C’est tellement tentant cette invite de la première neige. Belle à croquer. Belle à se rouler dedans. Poudreuse à souhait. « On joue au Petit Poucet ? » Ce sourire en dedans réveille en soi toute notre capacité d’émerveillement. « Oh ! Une trace ! Ca, c’est un chat ! Ca c’est… ? Je ne sais pas. »  Et l’on voudrait avoir tout son temps pour soi, pour profiter de cette lumière vive, pour se remplir les yeux et les poumons de neige.  Prendre le temps de marcher sur cette délicieuse page blanche. Pureté du paysage qui vous purifie dans le même temps.

Cette douceur aussi qui émane du paysage, de l’air.  Une certaine rondeur. Une paix. Pacification qui vous pacifie. Journée de la paix avec soi-même. Froid doux. Tout prend une autre allure. Même les sons ne sont plus les mêmes. Comme si tout était ouaté. Le craquement des pas dans la neige fraîche est alors presque un cri. Cri de la neige que tu entailles avec tes pas, avec ton poids. Tu voudrais être plume, tu voudrais être oiseau pour ne pas souiller cette belle page blanche, ou si peu,  ou au contraire, tout d’un coup, tu y vas à fond. Tu t’élances dans la poudreuse, et ça craque, et ça ‘crunche’ sous tes pas, et tu t’enfonces mi amusée, mi craintive,  et tu donnes libre cours à l’enfant en toi, à la joie d’être là ici et maintenant, en harmonie avec ce beau blanc, ce terrain vierge qui s’offre à toi, que personne d’autre avant toi n’a exploré. Aventurière  du petit matin. Tu voudrais planter ton petit drapeau. Tu voudrais juste crier ta joie d’être et de résonner comme une corde de guitare.

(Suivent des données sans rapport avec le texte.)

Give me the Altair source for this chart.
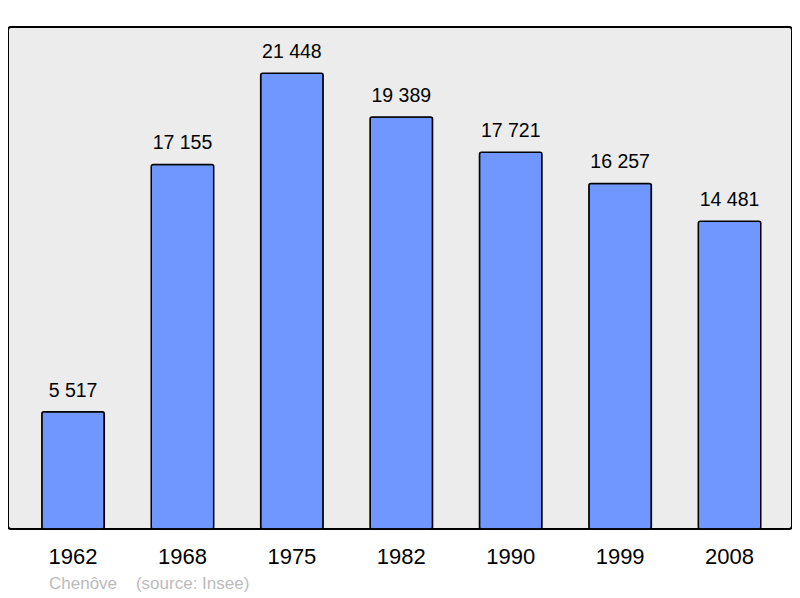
import altair as alt
import pandas as pd

years = ["1962", "1968", "1975", "1982", "1990", "1999", "2008"]
population = [5517, 17155, 21448, 19389, 17721, 16257, 14481]
labels = ["5 517", "17 155", "21 448", "19 389", "17 721", "16 257", "14 481"]

df = pd.DataFrame({"year": years, "pop": population, "label": labels})

FONT = "Liberation Sans"

x = alt.X("year:O", sort=years,
          scale=alt.Scale(paddingInner=0.429, paddingOuter=0.3, range=[1, 785.6]),
          axis=alt.Axis(title=None, labelAngle=0, labelFontSize=22, labelFont=FONT,
                        labelColor="black", ticks=False, domain=False, labelPadding=17))
y = alt.Y("pop:Q", scale=alt.Scale(domain=[0, 23620], nice=False, zero=True), axis=None)

bars = alt.Chart(df).mark_bar(color="#7097ff", stroke="black", strokeWidth=1.5,
                              cornerRadius=2).encode(x=x, y=y)
text = alt.Chart(df).mark_text(fontSize=19.5, font=FONT, color="black", baseline="alphabetic",
                               dy=-15).encode(x=x, y=y, text="label:N")

chart = alt.layer(bars, text).properties(
    width=784, height=502,
    autosize=alt.AutoSizeParams(type="none"),
    padding={"left": 0, "top": 19, "right": 0, "bottom": 69},
    title=alt.TitleParams("Chenôve\u00a0\u00a0\u00a0\u00a0(source: Insee)", orient="bottom",
                          anchor="start", fontSize=17, font=FONT, color="#bbbbbb",
                          fontWeight="normal", dx=41, offset=9),
).configure_view(fill="#ececec", stroke="black", strokeWidth=2, cornerRadius=3)

chart.save("out.html", embed_options={"renderer": "svg", "actions": False})
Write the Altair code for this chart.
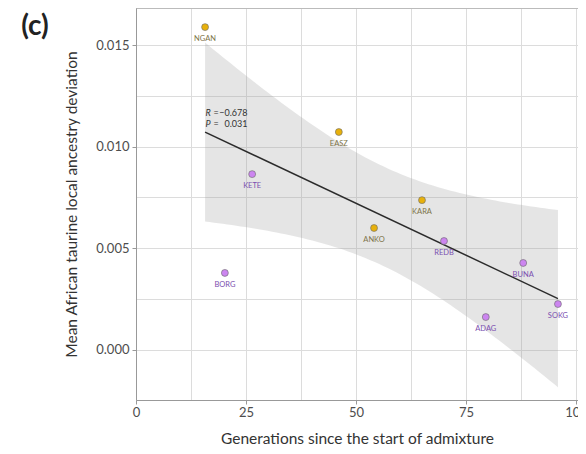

Un téléphone sonne quelque part. « Ah ! oui ! C’est vrai ! Tu attends un coup de fil ! » Tu avais oublié. Tout oublié. Le froid qui se fait sentir au bout des doigts. Et ces cinq minutes que tu viens de passer dehors te semble une éternité. Et ta journée t’appelle à l’intérieur. Fin de l’intermède blanc.  Que tu retrouveras un peu plus tard. Mais ce sera différent. La lumière sera différente, et cette sensation de pureté,  cette impression d’être une exploratrice de la planète blanche sera passée aussi. La neige en aura vu passé d’autres, humains ou autres. Elle ne t’appartiendra plus à toi toute seule dans sa virginale plénitude.